* [Exercise description]: Print the records below from the first line through the line containing "0.755, 0.755, 0.756, 0.752, 0.75, 0.748, 0.745, 0.742, 0.74]", both included, word for word.

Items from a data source
-- START --

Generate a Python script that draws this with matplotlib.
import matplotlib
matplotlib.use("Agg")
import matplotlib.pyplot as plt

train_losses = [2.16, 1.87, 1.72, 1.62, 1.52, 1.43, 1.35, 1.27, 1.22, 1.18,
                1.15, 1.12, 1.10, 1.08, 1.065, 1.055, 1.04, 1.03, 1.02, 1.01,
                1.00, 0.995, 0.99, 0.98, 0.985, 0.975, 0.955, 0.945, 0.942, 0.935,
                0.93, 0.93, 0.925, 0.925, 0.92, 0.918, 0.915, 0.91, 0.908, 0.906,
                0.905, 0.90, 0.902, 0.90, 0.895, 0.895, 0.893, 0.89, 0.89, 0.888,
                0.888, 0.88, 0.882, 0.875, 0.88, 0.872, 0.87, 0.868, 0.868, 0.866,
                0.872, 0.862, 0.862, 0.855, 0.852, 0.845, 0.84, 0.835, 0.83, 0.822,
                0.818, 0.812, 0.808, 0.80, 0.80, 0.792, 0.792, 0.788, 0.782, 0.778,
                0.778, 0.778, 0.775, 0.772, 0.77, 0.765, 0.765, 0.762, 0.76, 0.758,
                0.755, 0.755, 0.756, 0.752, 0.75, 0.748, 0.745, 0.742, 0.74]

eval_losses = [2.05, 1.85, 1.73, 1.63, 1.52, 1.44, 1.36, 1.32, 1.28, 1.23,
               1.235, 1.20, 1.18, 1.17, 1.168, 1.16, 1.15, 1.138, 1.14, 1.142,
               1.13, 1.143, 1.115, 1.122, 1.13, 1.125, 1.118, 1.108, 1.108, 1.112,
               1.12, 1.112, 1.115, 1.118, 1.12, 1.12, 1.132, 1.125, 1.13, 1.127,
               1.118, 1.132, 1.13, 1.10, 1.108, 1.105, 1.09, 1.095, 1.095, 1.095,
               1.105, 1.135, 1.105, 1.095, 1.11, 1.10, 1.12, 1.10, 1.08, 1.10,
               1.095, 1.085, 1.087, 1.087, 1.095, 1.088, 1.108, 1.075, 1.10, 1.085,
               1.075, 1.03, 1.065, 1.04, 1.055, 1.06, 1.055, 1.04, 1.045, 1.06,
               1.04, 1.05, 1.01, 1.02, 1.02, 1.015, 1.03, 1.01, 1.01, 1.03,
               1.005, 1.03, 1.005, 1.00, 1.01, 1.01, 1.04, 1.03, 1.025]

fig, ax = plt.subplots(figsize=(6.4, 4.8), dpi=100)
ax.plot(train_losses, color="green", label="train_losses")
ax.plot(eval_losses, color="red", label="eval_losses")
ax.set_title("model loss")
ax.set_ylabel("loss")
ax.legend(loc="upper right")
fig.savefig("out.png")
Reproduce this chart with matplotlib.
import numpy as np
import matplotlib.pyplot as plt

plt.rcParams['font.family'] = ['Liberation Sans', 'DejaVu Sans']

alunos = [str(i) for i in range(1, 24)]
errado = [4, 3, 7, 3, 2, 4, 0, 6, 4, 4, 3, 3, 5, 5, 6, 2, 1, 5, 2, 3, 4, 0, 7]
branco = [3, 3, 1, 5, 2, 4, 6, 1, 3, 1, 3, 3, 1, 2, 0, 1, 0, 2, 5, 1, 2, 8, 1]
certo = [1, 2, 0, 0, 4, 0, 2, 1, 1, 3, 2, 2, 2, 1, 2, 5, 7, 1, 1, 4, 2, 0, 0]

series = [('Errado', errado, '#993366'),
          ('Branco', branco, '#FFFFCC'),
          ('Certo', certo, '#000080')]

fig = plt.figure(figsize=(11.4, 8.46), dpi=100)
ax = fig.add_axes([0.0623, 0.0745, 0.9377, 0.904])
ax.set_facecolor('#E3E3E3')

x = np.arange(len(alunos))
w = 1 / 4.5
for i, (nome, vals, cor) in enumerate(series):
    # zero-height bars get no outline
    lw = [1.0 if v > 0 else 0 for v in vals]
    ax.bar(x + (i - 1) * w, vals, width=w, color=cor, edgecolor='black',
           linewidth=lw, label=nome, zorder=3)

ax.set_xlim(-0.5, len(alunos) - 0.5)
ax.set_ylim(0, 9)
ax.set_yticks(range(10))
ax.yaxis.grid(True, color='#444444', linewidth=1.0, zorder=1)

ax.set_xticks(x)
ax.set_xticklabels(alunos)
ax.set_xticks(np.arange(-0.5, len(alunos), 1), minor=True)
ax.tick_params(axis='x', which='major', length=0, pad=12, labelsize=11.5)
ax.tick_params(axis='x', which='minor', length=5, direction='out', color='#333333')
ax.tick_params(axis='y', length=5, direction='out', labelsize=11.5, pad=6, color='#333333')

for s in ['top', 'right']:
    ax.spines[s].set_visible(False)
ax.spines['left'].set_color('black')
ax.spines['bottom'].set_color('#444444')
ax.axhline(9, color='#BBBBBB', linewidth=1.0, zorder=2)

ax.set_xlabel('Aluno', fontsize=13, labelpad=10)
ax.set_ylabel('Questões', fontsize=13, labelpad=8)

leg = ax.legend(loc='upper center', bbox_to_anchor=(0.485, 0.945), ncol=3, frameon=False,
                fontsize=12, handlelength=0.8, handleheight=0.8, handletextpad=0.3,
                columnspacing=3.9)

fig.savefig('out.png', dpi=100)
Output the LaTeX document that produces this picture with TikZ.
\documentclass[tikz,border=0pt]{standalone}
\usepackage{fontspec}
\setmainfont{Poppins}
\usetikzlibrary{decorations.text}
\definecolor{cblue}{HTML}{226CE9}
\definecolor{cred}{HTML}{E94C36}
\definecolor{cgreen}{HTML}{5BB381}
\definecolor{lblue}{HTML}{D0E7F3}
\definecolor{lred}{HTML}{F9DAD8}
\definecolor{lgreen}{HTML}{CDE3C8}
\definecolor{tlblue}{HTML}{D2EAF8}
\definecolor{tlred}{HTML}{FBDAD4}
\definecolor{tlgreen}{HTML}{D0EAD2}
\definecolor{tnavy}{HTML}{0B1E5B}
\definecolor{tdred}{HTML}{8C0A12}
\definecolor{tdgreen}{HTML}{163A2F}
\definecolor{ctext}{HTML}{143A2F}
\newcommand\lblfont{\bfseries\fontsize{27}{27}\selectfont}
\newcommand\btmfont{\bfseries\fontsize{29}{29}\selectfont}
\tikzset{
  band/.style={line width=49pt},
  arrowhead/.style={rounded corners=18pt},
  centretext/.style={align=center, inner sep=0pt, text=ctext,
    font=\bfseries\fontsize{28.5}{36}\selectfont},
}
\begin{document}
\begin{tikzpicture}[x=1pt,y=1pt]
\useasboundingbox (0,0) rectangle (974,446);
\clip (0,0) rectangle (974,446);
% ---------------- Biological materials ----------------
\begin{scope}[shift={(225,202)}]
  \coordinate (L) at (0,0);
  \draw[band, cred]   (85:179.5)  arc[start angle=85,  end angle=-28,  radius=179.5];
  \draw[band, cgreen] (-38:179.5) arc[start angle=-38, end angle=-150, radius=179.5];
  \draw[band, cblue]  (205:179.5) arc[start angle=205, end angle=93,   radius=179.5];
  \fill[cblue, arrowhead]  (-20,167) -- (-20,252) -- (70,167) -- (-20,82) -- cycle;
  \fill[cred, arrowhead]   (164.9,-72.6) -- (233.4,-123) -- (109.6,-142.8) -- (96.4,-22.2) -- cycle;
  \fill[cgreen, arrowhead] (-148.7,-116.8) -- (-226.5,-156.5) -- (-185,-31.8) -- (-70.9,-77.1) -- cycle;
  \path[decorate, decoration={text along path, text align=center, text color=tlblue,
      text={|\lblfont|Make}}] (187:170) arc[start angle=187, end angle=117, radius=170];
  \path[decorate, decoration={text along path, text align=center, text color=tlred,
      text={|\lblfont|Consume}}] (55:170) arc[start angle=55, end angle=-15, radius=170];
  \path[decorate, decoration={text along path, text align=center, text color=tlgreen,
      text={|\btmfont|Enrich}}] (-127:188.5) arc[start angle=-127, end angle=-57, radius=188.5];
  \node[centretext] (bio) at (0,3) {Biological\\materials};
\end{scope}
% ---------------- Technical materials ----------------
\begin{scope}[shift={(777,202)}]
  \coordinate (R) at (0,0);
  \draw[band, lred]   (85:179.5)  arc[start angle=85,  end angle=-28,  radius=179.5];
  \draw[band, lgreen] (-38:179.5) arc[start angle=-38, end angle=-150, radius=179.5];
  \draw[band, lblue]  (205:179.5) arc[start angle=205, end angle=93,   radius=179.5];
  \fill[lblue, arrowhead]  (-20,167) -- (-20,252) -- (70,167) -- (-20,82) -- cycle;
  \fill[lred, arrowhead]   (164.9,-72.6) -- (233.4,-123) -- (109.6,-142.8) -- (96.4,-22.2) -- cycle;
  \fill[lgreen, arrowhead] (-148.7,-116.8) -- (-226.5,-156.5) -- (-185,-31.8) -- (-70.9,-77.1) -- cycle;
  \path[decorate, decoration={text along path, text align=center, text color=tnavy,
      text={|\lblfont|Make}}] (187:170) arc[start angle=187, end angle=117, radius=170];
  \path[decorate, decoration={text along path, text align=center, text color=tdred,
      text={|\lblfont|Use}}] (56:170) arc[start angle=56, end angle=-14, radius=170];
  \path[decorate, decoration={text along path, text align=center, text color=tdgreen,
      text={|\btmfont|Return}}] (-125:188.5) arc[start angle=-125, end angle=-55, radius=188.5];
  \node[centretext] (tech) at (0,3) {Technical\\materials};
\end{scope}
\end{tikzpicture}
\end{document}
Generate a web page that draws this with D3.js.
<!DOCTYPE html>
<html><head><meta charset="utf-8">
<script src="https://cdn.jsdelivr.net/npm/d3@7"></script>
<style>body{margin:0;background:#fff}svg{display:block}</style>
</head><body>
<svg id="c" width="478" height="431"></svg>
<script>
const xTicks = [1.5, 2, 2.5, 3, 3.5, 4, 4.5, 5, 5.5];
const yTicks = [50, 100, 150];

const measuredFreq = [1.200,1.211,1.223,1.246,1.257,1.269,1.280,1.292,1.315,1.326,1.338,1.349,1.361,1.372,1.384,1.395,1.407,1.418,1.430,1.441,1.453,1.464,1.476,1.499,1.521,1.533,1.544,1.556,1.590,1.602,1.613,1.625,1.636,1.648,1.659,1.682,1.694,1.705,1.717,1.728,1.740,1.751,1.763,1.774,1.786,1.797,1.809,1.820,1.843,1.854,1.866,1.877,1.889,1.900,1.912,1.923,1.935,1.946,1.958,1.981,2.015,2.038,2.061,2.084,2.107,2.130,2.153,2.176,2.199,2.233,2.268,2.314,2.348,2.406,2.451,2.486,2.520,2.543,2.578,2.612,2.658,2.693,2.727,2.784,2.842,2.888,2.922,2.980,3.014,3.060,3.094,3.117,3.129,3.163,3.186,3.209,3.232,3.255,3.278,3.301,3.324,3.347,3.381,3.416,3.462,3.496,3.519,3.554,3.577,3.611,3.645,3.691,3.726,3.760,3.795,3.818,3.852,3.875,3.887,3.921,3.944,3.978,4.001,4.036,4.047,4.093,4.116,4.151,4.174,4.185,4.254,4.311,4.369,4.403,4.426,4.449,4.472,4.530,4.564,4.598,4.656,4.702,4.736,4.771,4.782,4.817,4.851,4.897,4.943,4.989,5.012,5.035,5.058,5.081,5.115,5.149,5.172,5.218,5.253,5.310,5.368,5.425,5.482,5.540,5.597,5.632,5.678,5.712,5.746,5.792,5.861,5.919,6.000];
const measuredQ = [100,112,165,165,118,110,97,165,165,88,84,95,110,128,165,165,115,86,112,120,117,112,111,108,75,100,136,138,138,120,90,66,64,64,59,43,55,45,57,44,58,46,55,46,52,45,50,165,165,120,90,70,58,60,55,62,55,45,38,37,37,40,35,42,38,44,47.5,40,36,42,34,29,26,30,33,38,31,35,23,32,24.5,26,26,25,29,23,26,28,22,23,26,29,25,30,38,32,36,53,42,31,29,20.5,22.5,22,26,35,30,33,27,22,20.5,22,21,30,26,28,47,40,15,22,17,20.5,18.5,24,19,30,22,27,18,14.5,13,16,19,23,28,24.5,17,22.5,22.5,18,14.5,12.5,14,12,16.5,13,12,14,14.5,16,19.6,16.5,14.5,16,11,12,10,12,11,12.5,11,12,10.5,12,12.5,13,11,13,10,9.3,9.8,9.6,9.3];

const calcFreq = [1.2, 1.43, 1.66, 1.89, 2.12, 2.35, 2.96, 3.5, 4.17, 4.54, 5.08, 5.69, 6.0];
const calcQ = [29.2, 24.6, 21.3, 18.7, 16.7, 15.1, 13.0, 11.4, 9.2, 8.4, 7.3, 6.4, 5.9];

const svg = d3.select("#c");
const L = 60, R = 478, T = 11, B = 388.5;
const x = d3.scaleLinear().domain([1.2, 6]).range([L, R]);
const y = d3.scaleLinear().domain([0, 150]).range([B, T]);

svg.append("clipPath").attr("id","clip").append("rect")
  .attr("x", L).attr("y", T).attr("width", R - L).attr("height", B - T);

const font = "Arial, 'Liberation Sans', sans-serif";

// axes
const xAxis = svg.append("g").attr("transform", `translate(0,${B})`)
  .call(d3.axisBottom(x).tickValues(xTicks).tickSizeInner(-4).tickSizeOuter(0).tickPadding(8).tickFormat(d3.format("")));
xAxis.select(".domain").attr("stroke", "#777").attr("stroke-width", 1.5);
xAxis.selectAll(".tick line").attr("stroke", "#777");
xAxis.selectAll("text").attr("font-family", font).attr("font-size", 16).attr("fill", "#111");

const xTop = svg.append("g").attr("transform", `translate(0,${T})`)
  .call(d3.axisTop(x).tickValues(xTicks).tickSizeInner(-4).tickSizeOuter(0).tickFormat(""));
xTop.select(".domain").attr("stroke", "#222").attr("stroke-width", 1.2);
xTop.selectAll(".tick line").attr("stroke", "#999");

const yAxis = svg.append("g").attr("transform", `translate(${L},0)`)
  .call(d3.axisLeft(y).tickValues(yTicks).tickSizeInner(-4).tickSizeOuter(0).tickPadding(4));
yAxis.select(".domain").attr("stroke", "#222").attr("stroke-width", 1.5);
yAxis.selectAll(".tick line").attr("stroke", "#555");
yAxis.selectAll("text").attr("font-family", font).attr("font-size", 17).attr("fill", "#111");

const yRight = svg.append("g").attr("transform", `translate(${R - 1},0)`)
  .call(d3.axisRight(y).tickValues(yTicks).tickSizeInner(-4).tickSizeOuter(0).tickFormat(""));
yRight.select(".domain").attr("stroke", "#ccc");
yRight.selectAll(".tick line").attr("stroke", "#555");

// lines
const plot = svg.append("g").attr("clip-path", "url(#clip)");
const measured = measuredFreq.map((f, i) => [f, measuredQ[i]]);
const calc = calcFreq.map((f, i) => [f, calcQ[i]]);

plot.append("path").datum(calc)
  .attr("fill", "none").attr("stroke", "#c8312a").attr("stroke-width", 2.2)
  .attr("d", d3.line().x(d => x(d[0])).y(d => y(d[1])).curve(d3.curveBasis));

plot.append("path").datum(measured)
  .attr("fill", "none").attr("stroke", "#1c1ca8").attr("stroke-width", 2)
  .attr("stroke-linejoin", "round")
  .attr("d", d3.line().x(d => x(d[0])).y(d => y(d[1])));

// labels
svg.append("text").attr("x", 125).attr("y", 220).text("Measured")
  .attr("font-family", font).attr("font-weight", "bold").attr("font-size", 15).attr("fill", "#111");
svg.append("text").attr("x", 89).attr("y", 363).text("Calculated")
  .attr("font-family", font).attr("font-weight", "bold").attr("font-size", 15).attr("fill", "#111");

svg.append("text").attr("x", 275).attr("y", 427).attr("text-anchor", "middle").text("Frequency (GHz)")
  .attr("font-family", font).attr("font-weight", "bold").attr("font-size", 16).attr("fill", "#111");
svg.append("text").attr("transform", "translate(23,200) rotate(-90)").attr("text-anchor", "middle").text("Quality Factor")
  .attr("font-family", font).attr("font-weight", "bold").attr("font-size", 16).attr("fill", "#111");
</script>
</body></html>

-- END --

* [Exercise output]:
Generate a Python script that draws this with matplotlib.
import matplotlib
matplotlib.use("Agg")
import matplotlib.pyplot as plt

train_losses = [2.16, 1.87, 1.72, 1.62, 1.52, 1.43, 1.35, 1.27, 1.22, 1.18,
                1.15, 1.12, 1.10, 1.08, 1.065, 1.055, 1.04, 1.03, 1.02, 1.01,
                1.00, 0.995, 0.99, 0.98, 0.985, 0.975, 0.955, 0.945, 0.942, 0.935,
                0.93, 0.93, 0.925, 0.925, 0.92, 0.918, 0.915, 0.91, 0.908, 0.906,
                0.905, 0.90, 0.902, 0.90, 0.895, 0.895, 0.893, 0.89, 0.89, 0.888,
                0.888, 0.88, 0.882, 0.875, 0.88, 0.872, 0.87, 0.868, 0.868, 0.866,
                0.872, 0.862, 0.862, 0.855, 0.852, 0.845, 0.84, 0.835, 0.83, 0.822,
                0.818, 0.812, 0.808, 0.80, 0.80, 0.792, 0.792, 0.788, 0.782, 0.778,
                0.778, 0.778, 0.775, 0.772, 0.77, 0.765, 0.765, 0.762, 0.76, 0.758,
                0.755, 0.755, 0.756, 0.752, 0.75, 0.748, 0.745, 0.742, 0.74]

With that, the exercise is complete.